Legends
Figure 1 . Phylogenomics of SARS-CoV-2 showing the relevance of diversifying selection during the evolution of this pathogen . A) Spatial dynamic of different phylogenetic clades during the evolution of SARS-CoV-2 (Based on GISAID classification). B) Circulation dynamic of diverse variants of concern (VOC) or variants of interest (VOI) during the pandemic. C) Phylogenetic analysis conducted by maximum likelihood using the general reversible model, showing multiple clades predicted during the evolution of SARS-CoV-2 (GISAID classification). Tree was constructed using 40 representative sequences. Determination of branches under diversifying selection was conducted using the algorithm aBSREL (p-<0.0001) (17) (blue branches with black asterisk). Evidence of diversifying selection on the tree was also confirmed by the algorithm BUSTED (p-<0.0001) (18). Sites under positive selection were determined by the algorithm MEME (p-<0.05) (19). The mapping of these sites at different branches in the tree was conducted by BUSTED considering an empirical bayes factor >10. Evidence of relaxation in the diversifying selection during the evolution of distinct lineages was produced by the comparison in the strength of the selection between internal nodes and leaf nodes using the algorithm RELAX. D) Evidence of intensified diversifying selection in the GRA clade (comprising the VOC omicron) in relation with the rest of the clades was obtained by the algorithm RELAX. Representative sequences and statistics about the number sequences associated with multiple clades, and VOC and VOI were obtained from the GISAID database (20).
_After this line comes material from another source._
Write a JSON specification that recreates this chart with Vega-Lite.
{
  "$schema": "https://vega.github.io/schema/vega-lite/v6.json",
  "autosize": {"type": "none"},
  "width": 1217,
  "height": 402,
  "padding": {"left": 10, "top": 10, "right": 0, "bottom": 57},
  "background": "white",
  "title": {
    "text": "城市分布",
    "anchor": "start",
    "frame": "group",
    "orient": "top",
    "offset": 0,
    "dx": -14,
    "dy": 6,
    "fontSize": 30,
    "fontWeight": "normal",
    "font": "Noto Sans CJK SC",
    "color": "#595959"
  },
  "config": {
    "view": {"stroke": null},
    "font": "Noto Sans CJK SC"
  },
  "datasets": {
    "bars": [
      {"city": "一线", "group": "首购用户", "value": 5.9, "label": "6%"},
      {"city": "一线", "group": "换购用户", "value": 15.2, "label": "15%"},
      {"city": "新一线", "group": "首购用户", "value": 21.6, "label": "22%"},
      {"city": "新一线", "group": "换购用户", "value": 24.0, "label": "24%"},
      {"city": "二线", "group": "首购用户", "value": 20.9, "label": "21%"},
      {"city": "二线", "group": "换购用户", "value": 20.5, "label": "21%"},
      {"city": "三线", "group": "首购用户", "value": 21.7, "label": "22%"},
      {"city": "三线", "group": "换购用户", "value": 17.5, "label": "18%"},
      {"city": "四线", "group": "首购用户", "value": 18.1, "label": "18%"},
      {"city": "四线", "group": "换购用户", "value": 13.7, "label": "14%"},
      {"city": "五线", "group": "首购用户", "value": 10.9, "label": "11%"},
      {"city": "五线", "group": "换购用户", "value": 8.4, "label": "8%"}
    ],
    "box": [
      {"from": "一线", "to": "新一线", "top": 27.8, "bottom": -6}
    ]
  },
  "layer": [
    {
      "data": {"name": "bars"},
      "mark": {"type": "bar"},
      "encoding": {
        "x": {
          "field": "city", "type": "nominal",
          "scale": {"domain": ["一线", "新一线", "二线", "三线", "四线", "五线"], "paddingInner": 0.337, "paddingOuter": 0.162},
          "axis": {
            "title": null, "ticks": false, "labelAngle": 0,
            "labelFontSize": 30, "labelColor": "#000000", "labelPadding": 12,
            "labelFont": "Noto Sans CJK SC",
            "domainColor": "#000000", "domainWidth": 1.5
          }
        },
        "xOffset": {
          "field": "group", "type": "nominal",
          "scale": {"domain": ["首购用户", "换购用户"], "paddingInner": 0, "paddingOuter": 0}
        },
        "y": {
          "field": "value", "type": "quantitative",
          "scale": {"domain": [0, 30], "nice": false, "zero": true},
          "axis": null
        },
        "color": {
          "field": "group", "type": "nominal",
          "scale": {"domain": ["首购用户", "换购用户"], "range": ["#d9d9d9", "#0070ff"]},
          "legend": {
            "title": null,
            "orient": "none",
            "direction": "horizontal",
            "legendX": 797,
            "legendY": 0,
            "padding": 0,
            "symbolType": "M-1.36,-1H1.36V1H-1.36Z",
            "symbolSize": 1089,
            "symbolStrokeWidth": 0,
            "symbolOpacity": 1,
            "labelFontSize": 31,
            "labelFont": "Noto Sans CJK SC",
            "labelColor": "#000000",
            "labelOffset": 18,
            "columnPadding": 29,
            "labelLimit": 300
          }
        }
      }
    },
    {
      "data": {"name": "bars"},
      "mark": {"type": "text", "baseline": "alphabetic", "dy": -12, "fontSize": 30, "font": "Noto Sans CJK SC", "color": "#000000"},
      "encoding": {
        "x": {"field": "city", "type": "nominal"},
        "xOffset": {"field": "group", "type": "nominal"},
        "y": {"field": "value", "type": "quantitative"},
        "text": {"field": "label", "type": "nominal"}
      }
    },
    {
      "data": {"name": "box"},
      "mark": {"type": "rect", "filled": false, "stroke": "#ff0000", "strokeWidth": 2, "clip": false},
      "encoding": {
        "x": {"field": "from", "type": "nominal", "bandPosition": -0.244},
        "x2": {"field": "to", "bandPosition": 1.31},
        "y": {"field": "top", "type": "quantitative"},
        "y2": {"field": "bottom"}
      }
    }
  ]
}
Figure 2. Prevalence of SARS-CoV-2 phenotypes lacking ORF8 protein. A) to put in context the evolutionary dynamic of ORF8 in comparison with the rest of the proteins present in SARS-CoV-2 during the pandemic, the sequences used to develop the tree shown in figure 1C were analyzed by the evolutionary algorithm SLAC (28). B) Using the database of GISAID, the overall proportion of lineages lacking ORF8 protein was quantified. Based on the information shown in figures 1A and 1B, the proportion of lineages (C) and VOC or VOI (D) lacking ORF8 protein in each phylogenetic clade was estimated.